Eeshwar starts heating Ilamparuthi's mobile phone in a microwave oven and orchestrating a gas leak with the intention of killing him, but when he eventually learns that Ilamparuthi had helped Aathika by driving her to the hospital, where she gave birth, he realises his mistake and switches off the main power supply for the house, averting a major disaster. At the hospital, Eshwar and Ilamparuthi – who has reunited with his family – apologise to each other for what had happened and agree they could have adjusted and handled the parking issue in a matured manner.

Sometime later, both families have vacated the duplex. A broker allows a couple to rent either floor, with one condition being that they must not own a car, to which they agree.

== Production ==
Parking, the directorial debut of Ramkumar Balakrishnan, was announced to the media in June 2023. By that time it was close to wrapping. Ramkumar said the film was inspired by his and his friends experiences with parking trouble.

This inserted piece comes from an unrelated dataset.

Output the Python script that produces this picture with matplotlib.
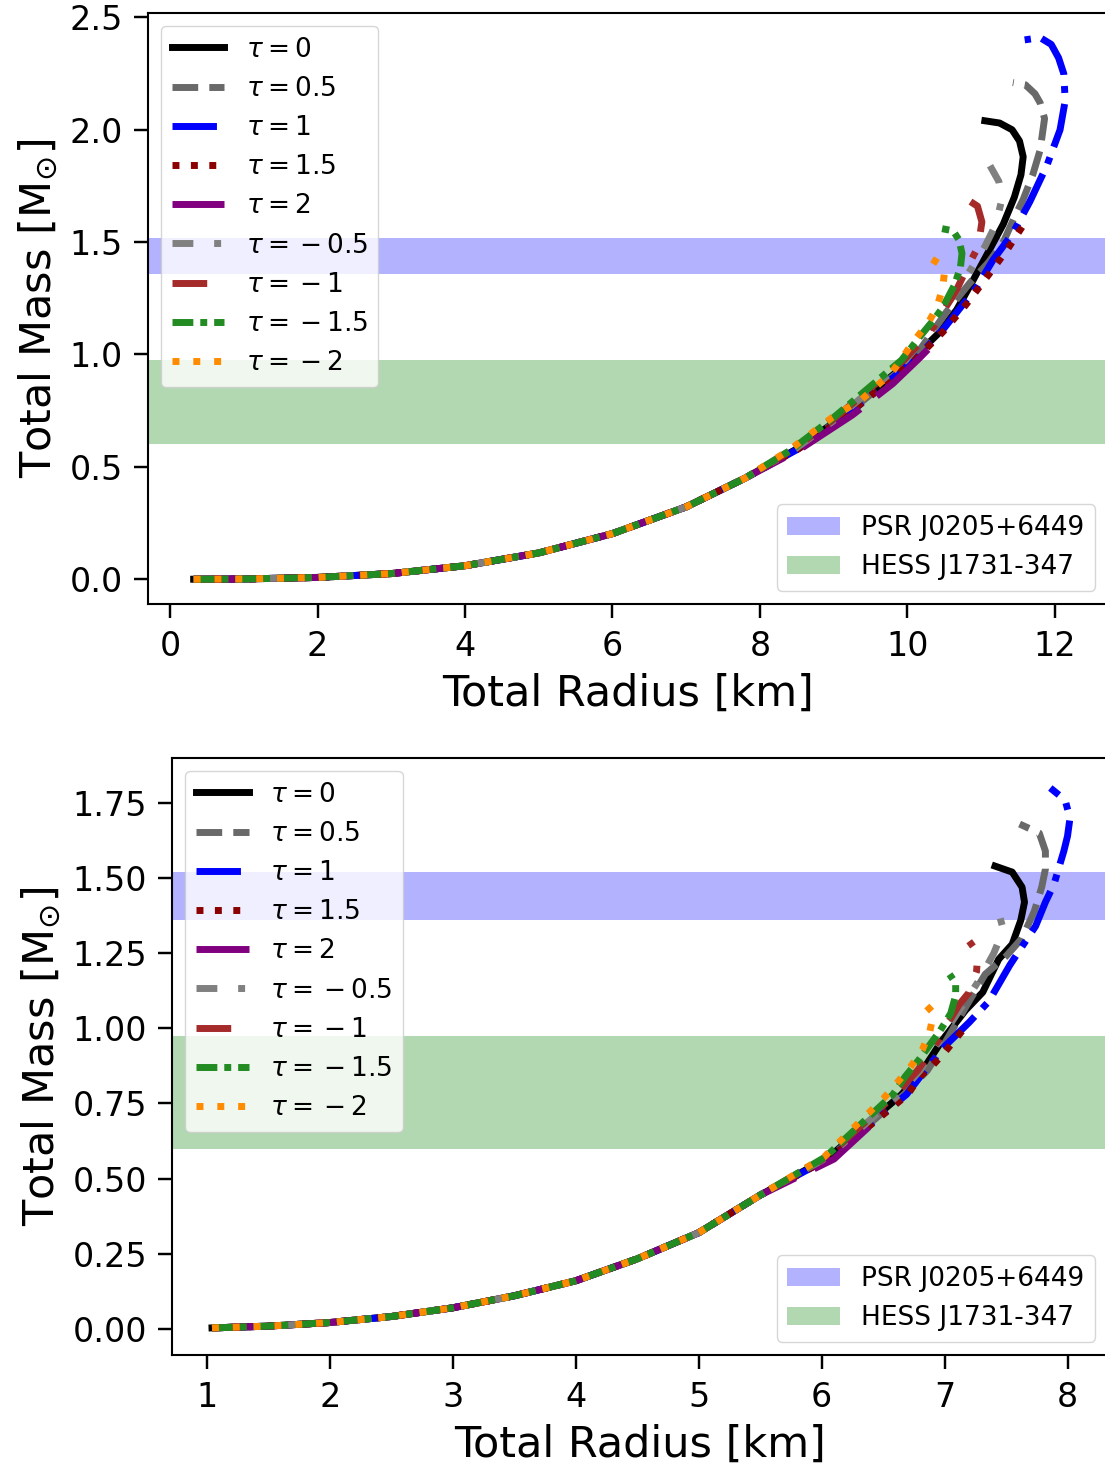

M. S. Bhaskar was cast after the director was impressed with his performance in 8 Thottakkal (2017). To finalise the duplex that features in the film, the makers saw around 150 to 180 houses. Filming was completed in 35 working days; the film was primarily shot in Virugambakkam and Valasaravakkam, neighborhoods in Chennai, while a few scenes were shot at East Coast Road. The lead actors Harish Kalyan and Indhuja promoted the film by appearing as guests during the seventh season of Bigg Boss in late November 2023.

== Music ==

The music for the film was composed by Sam C. S.

Track listing
| No. | Title | Lyrics | Singers | Length |
|---|---|---|---|---|
| 1. | "Chella Kalliye" | Sam C. S. | Kapil Kapilan | 3:28 |
| 2. | "Neero" | Vishnu Edavan | Abhijith Rao | 2:40 |
| 3. | "Yevan Nallavan" | Sam C. S. | Sam C. S. | 2:22 |
| 4. | "Parking Theme" (Instrumental) | — | — | 1:40 |
| Total length: |  |  |  | 10:10 |

== Release ==
=== Theatrical ===
Parking was theatrically released on 1 December 2023.

=== Home media ===
The film began streaming on JioHotstar from 30 December 2023.

== Reception ==

=== Critical response ===
Parking received positive reviews from critics. M. Suganth of The Times of India gave the film 4 out of 5 stars and wrote, "Even though Parking is in the space of a domestic drama, Ramkumar Balakrishnan narrates it in the tone of a thriller, ratcheting up the thrills, with help from Philomin Raj's sharp editing and Sam CS's suspenseful background score". Gopinath Rajendran of The Hindu said, "Harish Kalyan's Parking might get predictable after a while, but the exceptional lead cast and an intriguing plot make it a winner." In a less positive review, Janani K of India Today wrote, "Parking is all about two exceptional performances from legendary MS Bhaskar and Harish Kalyan. Beyond them, the film hardly moves forward". Sruthi Ganapathy Raman wrote for Film Companion, "The filmmaker does run out of the same steam that once kept this chaotic car ride going, towards the last act. But despite its lack of know-how, Parking is still a trip worth your time for all the raw discomfort it makes you feel".

=== Box office ===
According to a report by News18, Parking was made on a budget of ₹6 crore and grossed ₹17 crore. Raisa Nasreen of Times Now noted that the film struggled at the Chennai box office due to the effects of Cyclone Michaung in early December. Despite this, the director and producer of Parking donated ₹2 lakh for relief efforts.

== Accolades ==

| Event | Category | Recipient(s) | Ref. |
| 71st National Film Awards | Best Tamil Feature Film | Parking |  |
| Best Supporting Actor | M. S. Bhaskar |
| Best Tamil Screenplay | Ramkumar Balakrishnan |

== Potential remakes ==
In May 2024, it was reported that Parking was planned to be remade in Telugu, Malayalam, Hindi, Kannada and a non-Indian language.